New funding will enable Bound to expand its automated FX hedging platform across Europe, helping businesses manage currency risk amid ongoing market volatility while supporting continued product development.
London-based Bound, an automated FX risk management platform, has closed a $24.5 million Series A funding round led by AlbionVC, with participation from Notion Capital and GoHub Ventures, alongside continued support from existing investors.
The funding comes amid heightened geopolitical instability, trade uncertainty, and policy-driven volatility in global currency markets, which have increased the financial risks faced by internationally operating businesses. Sudden exchange-rate movements can materially affect revenues, margins, and cash flow, while many legacy FX systems and traditional brokerages struggle to respond effectively to these rapid shifts.
For UK and European companies, a single political announcement or policy change can significantly alter costs or reduce the real value of sales, potentially turning profitable contracts into loss-making ones. Businesses with global exposure, including fashion companies with international supply chains, venture capital firms investing across regions, and production companies operating in multiple locations, are particularly exposed to these currency risks.
Founded in 2021 by Seth Phillips (CEO) and Dan Kindler (CTO), Bound provides automated FX hedging solutions designed to help businesses manage currency risk. Its platform enables finance teams to implement best-practice hedging strategies that operate continuously in the background, reducing exposure to market volatility without the need for manual intervention or specialist trading expertise.
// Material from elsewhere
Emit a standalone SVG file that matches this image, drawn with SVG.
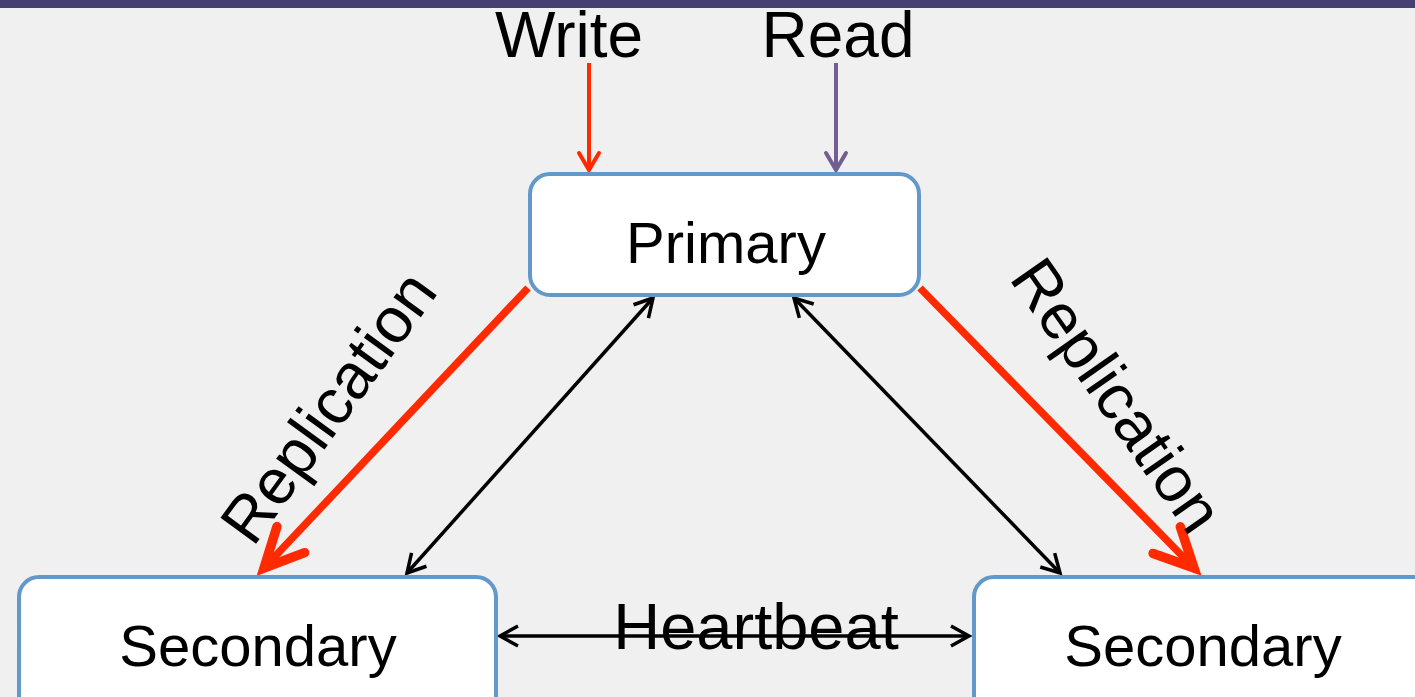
<svg xmlns="http://www.w3.org/2000/svg" width="1415" height="697" viewBox="0 0 1415 697">
<style>
.box{fill:#ffffff;stroke:#6398CB;stroke-width:4}
.lbl{font-family:"Liberation Sans",Arial,sans-serif;fill:#000000}
.blk{stroke:#000000;stroke-width:3.5;fill:none}
.red{stroke:#FF2A00;stroke-width:7.5;fill:none}
</style>
<defs>
<marker id="ah" markerUnits="userSpaceOnUse" viewBox="-22 -12 28 24" refX="0" refY="0" markerWidth="28" markerHeight="24" orient="auto-start-reverse" overflow="visible">
<path d="M-18,-10 L0,0 L-18,10" fill="none" stroke="#000000" stroke-width="3.5" stroke-linejoin="miter"/>
</marker>
<marker id="ahw" markerUnits="userSpaceOnUse" viewBox="-22 -12 28 24" refX="0" refY="0" markerWidth="28" markerHeight="24" orient="auto" overflow="visible">
<path d="M-17,-10 L0,0 L-17,10" fill="none" stroke="#FF2A00" stroke-width="4" stroke-linecap="round"/>
</marker>
<marker id="ahr" markerUnits="userSpaceOnUse" viewBox="-22 -12 28 24" refX="0" refY="0" markerWidth="28" markerHeight="24" orient="auto" overflow="visible">
<path d="M-17,-10 L0,0 L-17,10" fill="none" stroke="#735E92" stroke-width="4" stroke-linecap="round"/>
</marker>
<marker id="ahred" markerUnits="userSpaceOnUse" viewBox="-50 -25 60 50" refX="0" refY="0" markerWidth="60" markerHeight="50" orient="auto" overflow="visible">
<path d="M-39,-19 L0,0 L-39,19" fill="none" stroke="#FF2A00" stroke-width="9.5" stroke-linecap="round" stroke-linejoin="miter"/>
</marker>
</defs>
<rect x="0" y="0" width="1415" height="697" fill="#F0F0F0"/>
<rect x="0" y="0" width="1415" height="8" fill="#453F72"/>
<g id="connectors">
<line class="red" x1="528" y1="288" x2="264" y2="568" marker-end="url(#ahred)"/>
<line class="red" x1="920" y1="288" x2="1194" y2="568" marker-end="url(#ahred)"/>
<line class="blk" x1="653" y1="298" x2="407" y2="573" marker-start="url(#ah)" marker-end="url(#ah)"/>
<line class="blk" x1="794" y1="298" x2="1060" y2="573" marker-start="url(#ah)" marker-end="url(#ah)"/>
<line class="blk" x1="500" y1="636" x2="969" y2="636" marker-start="url(#ah)" marker-end="url(#ah)"/>
<line x1="589" y1="63" x2="589" y2="170" stroke="#FF2A00" stroke-width="4" marker-end="url(#ahw)"/>
<line x1="836" y1="63" x2="836" y2="170" stroke="#735E92" stroke-width="4" marker-end="url(#ahr)"/>
<text class="lbl" font-size="64" text-anchor="middle" transform="translate(346,420) rotate(-54)">Replication</text>
<text class="lbl" font-size="64" text-anchor="middle" transform="translate(1099,408) rotate(55)">Replication</text>
<text class="lbl" x="756" y="649" font-size="65" text-anchor="middle">Heartbeat</text>
<text class="lbl" x="569" y="57" font-size="64" text-anchor="middle">Write</text>
<text class="lbl" x="838" y="57" font-size="64" text-anchor="middle">Read</text>
</g>
<g id="primary">
<rect class="box" x="530" y="174" width="389" height="121" rx="20"/>
<text class="lbl" x="726" y="263" font-size="58" text-anchor="middle">Primary</text>
</g>
<g id="secondary-left">
<rect class="box" x="19" y="577" width="477" height="140" rx="20"/>
<text class="lbl" x="258" y="666" font-size="58" text-anchor="middle">Secondary</text>
</g>
<g id="secondary-right">
<rect class="box" x="974" y="577" width="470" height="140" rx="20"/>
<text class="lbl" x="1203" y="666" font-size="58" text-anchor="middle">Secondary</text>
</g>
</svg>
Seth Phillips, co-founder and CEO of Bound, said the global environment remains highly unstable, with elevated currency volatility increasingly affecting businesses. He noted that even well-performing companies can see margins impacted by sudden exchange-rate swings triggered by minor events.
We believe all businesses can be protected against this risk. Managing FX has traditionally been complex, time-consuming, and intimidating. Our goal is to make it simple, so companies can protect themselves from currency risk without becoming FX experts. We will use this funding to expand that mission across Europe,
Phillips said.
Bound will use the new funding to pursue regulatory authorisation in the European Union as it expands its European presence, building on nearly $2 billion in trading volume in 2025. The capital will also support continued product development, including further innovation of its perpetual FX hedging solutions.